# Context

I am trying to follow a derivation of Bernoulli's equation from Acheson's Elementary Fluid Dynamics 1990.

After making some simplifying assumptions and doing some algebra I got to:

$$( \nabla \times \mathbf{v}) \times \mathbf{v} = - \nabla H$$

where:

$$\mathbf{v}$$ is a vector field representing the fluid velocity

$$H$$ is an expression (we are trying to show that $$H$$ is a constant).

Next we take the dot product with $$\mathbf{v}$$.

$$\mathbf{v}\cdot (( \nabla \times \mathbf{v}) \times \mathbf{v}) = -\mathbf{v} \cdot \nabla H$$

The left hand side is zero (this can be shown using vector identities).
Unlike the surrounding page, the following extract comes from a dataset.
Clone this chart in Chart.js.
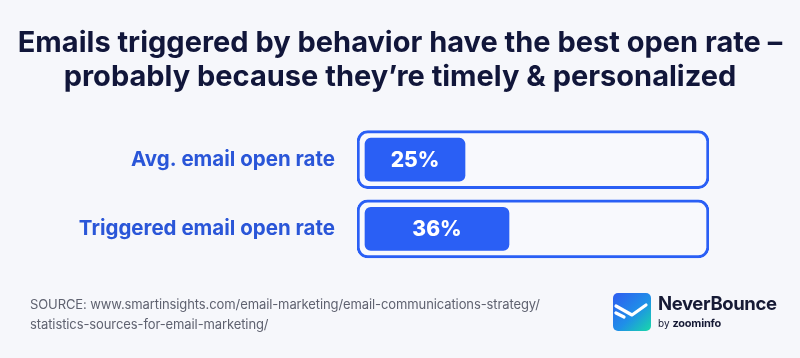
<!DOCTYPE html>
<html>
<head>
<meta charset="utf-8">
<script src="https://cdn.jsdelivr.net/npm/chart.js@4.4.1/dist/chart.umd.min.js"></script>
<style>
  html, body { margin: 0; padding: 0; background: #f6f7fb; }
  #wrap { position: relative; width: 800px; height: 358px; overflow: hidden; background: #f6f7fb; }
  canvas { position: absolute; left: 0; top: 0; }
  #source { position: absolute; left: 30px; top: 294px; font-family: Inter, "Noto Sans", sans-serif; font-size: 13px; line-height: 20px; color: #5f6270; letter-spacing: -0.1px; }
  #logo { position: absolute; left: 613px; top: 293px; width: 180px; height: 40px; }
  #logo svg { position: absolute; left: 0; top: 0; }
  #brand { position: absolute; left: 45px; top: -1px; font-family: Inter, "Noto Sans", sans-serif; font-weight: 700; font-size: 18.5px; color: #161a35; letter-spacing: -0.4px; }
  #by { position: absolute; left: 45px; top: 23px; font-family: Inter, "Noto Sans", sans-serif; font-size: 10px; color: #161a35; }
  #by b { font-weight: 700; font-size: 11px; letter-spacing: -0.2px; }
</style>
</head>
<body>
<div id="wrap">
  <canvas id="c" width="800" height="358"></canvas>
  <div id="source">SOURCE: www.smartinsights.com/email-marketing/email-communications-strategy/<br>statistics-sources-for-email-marketing/</div>
  <div id="logo">
    <svg width="38" height="38" viewBox="0 0 38 38">
      <defs>
        <linearGradient id="g" x1="0" y1="0" x2="1" y2="1">
          <stop offset="0" stop-color="#2f5cf0"/>
          <stop offset="0.55" stop-color="#1f8fe8"/>
          <stop offset="1" stop-color="#18d9a8"/>
        </linearGradient>
      </defs>
      <rect x="0" y="0" width="38" height="38" rx="5" fill="url(#g)"/>
      <path d="M3 13 L19 22 L33 12" stroke="#fff" stroke-width="3.2" fill="none" stroke-linecap="round" stroke-linejoin="round"/>
      <path d="M3 20 L11 24" stroke="#fff" stroke-width="3.2" fill="none" stroke-linecap="round"/>
    </svg>
    <div id="brand">NeverBounce</div>
    <div id="by">by <b>zoominfo</b></div>
  </div>
</div>
<script>
const categories = ["Avg. email open rate", "Triggered email open rate"];
const openRates = [25, 36];
const valueLabels = ["25%", "36%"];
const trackRange = [-2, 86];

const BLUE = "#2a5ff5";
const LABEL_BLUE = "#2a56d8";

const valueLabelPlugin = {
  id: "valueLabels",
  afterDatasetsDraw(chart) {
    const meta = chart.getDatasetMeta(1);
    const ctx = chart.ctx;
    ctx.save();
    ctx.fillStyle = "#ffffff";
    ctx.font = "800 21px Inter, 'Noto Sans', sans-serif";
    ctx.textAlign = "center";
    ctx.textBaseline = "middle";
    meta.data.forEach((bar, i) => {
      const p = bar.getProps(["x", "y", "base"], true);
      ctx.fillText(valueLabels[i], (p.x + p.base) / 2, p.y + 1);
    });
    ctx.restore();
  }
};

new Chart(document.getElementById("c"), {
  type: "bar",
  data: {
    labels: categories,
    datasets: [
      {
        label: "track",
        data: categories.map(() => trackRange),
        backgroundColor: "#f8f9fd",
        borderColor: BLUE,
        borderWidth: 3,
        borderRadius: 11,
        borderSkipped: false,
        barThickness: 58,
        grouped: false,
        order: 2
      },
      {
        label: "Open rate",
        data: openRates,
        backgroundColor: BLUE,
        borderWidth: 0,
        borderRadius: 6,
        borderSkipped: false,
        barThickness: 43,
        grouped: false,
        order: 1
      }
    ]
  },
  options: {
    indexAxis: "y",
    responsive: false,
    animation: false,
    layout: { padding: { left: 0, right: 0, top: 0, bottom: 94.5 } },
    plugins: {
      legend: { display: false },
      tooltip: { enabled: false },
      title: {
        display: true,
        text: ["Emails triggered by behavior have the best open rate \u2013", "probably because they\u2019re timely & personalized"],
        color: "#11163a",
        font: { family: "Inter, 'Noto Sans', sans-serif", size: 29, weight: "700", lineHeight: 1.2 },
        padding: { top: 25.5, bottom: 30 }
      }
    },
    scales: {
      x: {
        display: false,
        min: trackRange[0],
        max: trackRange[1]
      },
      y: {
        grid: { display: false },
        border: { display: false },
        afterFit(scale) { scale.width = 357; },
        ticks: {
          color: LABEL_BLUE,
          padding: 14,
          font: { family: "Inter, 'Noto Sans', sans-serif", size: 20.5, weight: "700" }
        }
      },
      yRight: {
        type: "category",
        position: "right",
        grid: { display: false },
        border: { display: false },
        ticks: { display: false },
        afterFit(scale) { scale.width = 91; }
      }
    }
  },
  plugins: [valueLabelPlugin]
});
</script>
</body>
</html>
Hence we get to $$-\mathbf{v} \cdot \nabla H =0$$ which implies that $$\mathbf{v} \cdot \nabla H =0$$

Apparently it is now trivial to see that "$$H$$ is constant along the streamlines". But I do not understand why?

# Question

Why does $$\color{blue}{\mathbf{v} \cdot \nabla H =0}$$ imply that $$\color{blue}{H}$$ is constant along a stream line?

Here is an example fluid velocity field with streamlines if anyone wants to refer to a concrete example:

$$\mathbf{v} = x\hat{i}+(-y)\hat{j}+ 0\hat{k}$$ here is the same field with the corresponding potential shown as contours (which I notice are perpendicular to the stream lines (the dot product of perpendicular vectors is zero...)). $$\mathbf{v} \cdot \nabla H$$ is the directional derivative of $$H$$ in the direction of $$\mathbf{v}$$. Since $$\mathbf{v} \cdot \nabla H =0$$, we have that the instantaneous rate of change of $$H$$ in the direction of $$\mathbf{v}$$ is $$0$$. So $$H$$ is constant in the direction of $$\mathbf{v}$$ and thus $$H$$ is constant along the streamlines of the fluid.

• Thanks for making the answer look cleaner! – JG123 Aug 9 '19 at 19:20

The chain rule also may shed some light.

$$\vec{v}$$ is the velocity vector so:

$$\vec{v}=v_x\hat{i}+v_y\hat{j}+v_z\hat{k} =\frac{dx}{dt}\hat{i}+\frac{dy}{dt}\hat{j}+\frac{dz}{dt}\hat{k}$$

$$\nabla H=\frac{\partial H}{\partial x}\hat{i}+\frac{\partial H}{\partial y}\hat{j}+\frac{\partial H}{\partial z}\hat{k}$$

By the chain rule we have:

$$\frac{dH}{dt}=\frac{\partial H}{\partial x}\frac{dx}{dt}+\frac{\partial H}{\partial y}\frac{dy}{dt}+\frac{\partial H}{\partial z}\frac{dz}{dt}=\frac{d\vec{s}\cdot \nabla H}{dt}$$

And keep in mind, total derivative of $$f$$ along a path is $$df=\nabla f\cdot d\vec{s}$$

where $$d\vec{s}$$ is infinitesimal length element in direction of change.